Slips and Trips

Slips and trips are the most common cause of major injuries at work. They occur in almost all workplaces and 95 per cent of major slips result in broken bones. They can also be the initial cause of a range of other types of accident, such as falls from height.

There are several factors that can contribute to a slip or trip. Considering these factors can play an important part in preventing slips and trips:

•  Flooring – needs to be suitable and maintained in good condition.

•  Contamination and obstacles – most floors only become slippery when substances like water, oil, grease and dust end up on the floor. Half of trip accidents are caused by bad housekeeping.

•  Cleaning – can remove contamination and obstacles – but the moist surface created by cleaning can also create slip and trip hazards.

•  People – human behaviour and attributes can affect the risk of a slip or trip.

•  Environment – lighting, noise and weather conditions can affect the risk of a slip or trip.

•  Footwear – needs to be suitable for the work environment and can play a key part in preventing slips and trips.

To tackle the slips and trips issue in an organisation it should:

•  Take slips and trips seriously.

•  Understand and recognise their causes.

•  Think that they’re preventable.

•  Use controls to minimise the risk.

When a risk assessment of work activities is being completed the assessor should also:

Look out for slip and trip hazards – for example, uneven floors, trailing cables, areas that are sometimes slippery because of spillages.

Also, take account of older workers and people with disabilities, who may be at particular risk.

Your employer should:

•  Get things right from the start – when designing new work areas, choose only suitable floor surfaces and make sure there’s enough light and plan pedestrian routes.

•  Where possible provide designated walking routes – encourage team members to use these and make sure they use them themselves, too!

•  Specify and provide appropriate footwear at work – footwear plays an important part in reducing risk of slipping and tripping and is particularly important where floors can’t be kept dry.

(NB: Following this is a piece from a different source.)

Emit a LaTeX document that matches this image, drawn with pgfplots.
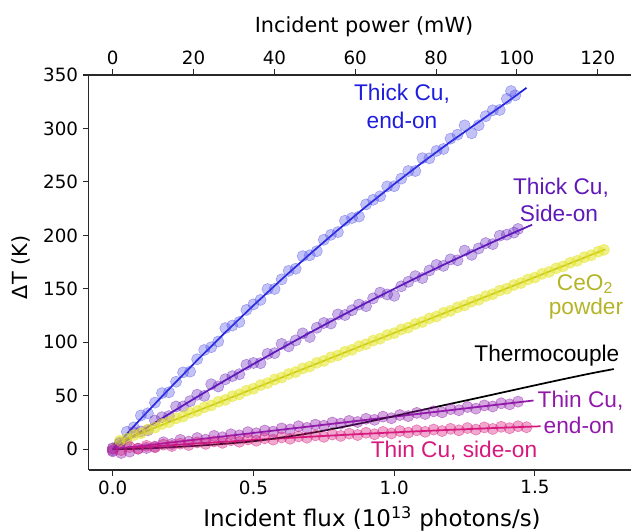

•  Keep floors in good condition – encourage everyone to keep an eye out for any defects in a surface, such as loose finishing, holes, cracks, worn rugs and mats, and spillages, and report them.

•  Make sure lighting is checked as part of regular inspections – people need to be able to see any obstructions or slippery areas, so make sure damaged lights are replaced or repaired promptly.

•  Keep work areas tidy and free from obstructions – these can easily cause a trip. If obstructions can’t be avoided, make sure that people are warned of the hazard by signs or barriers.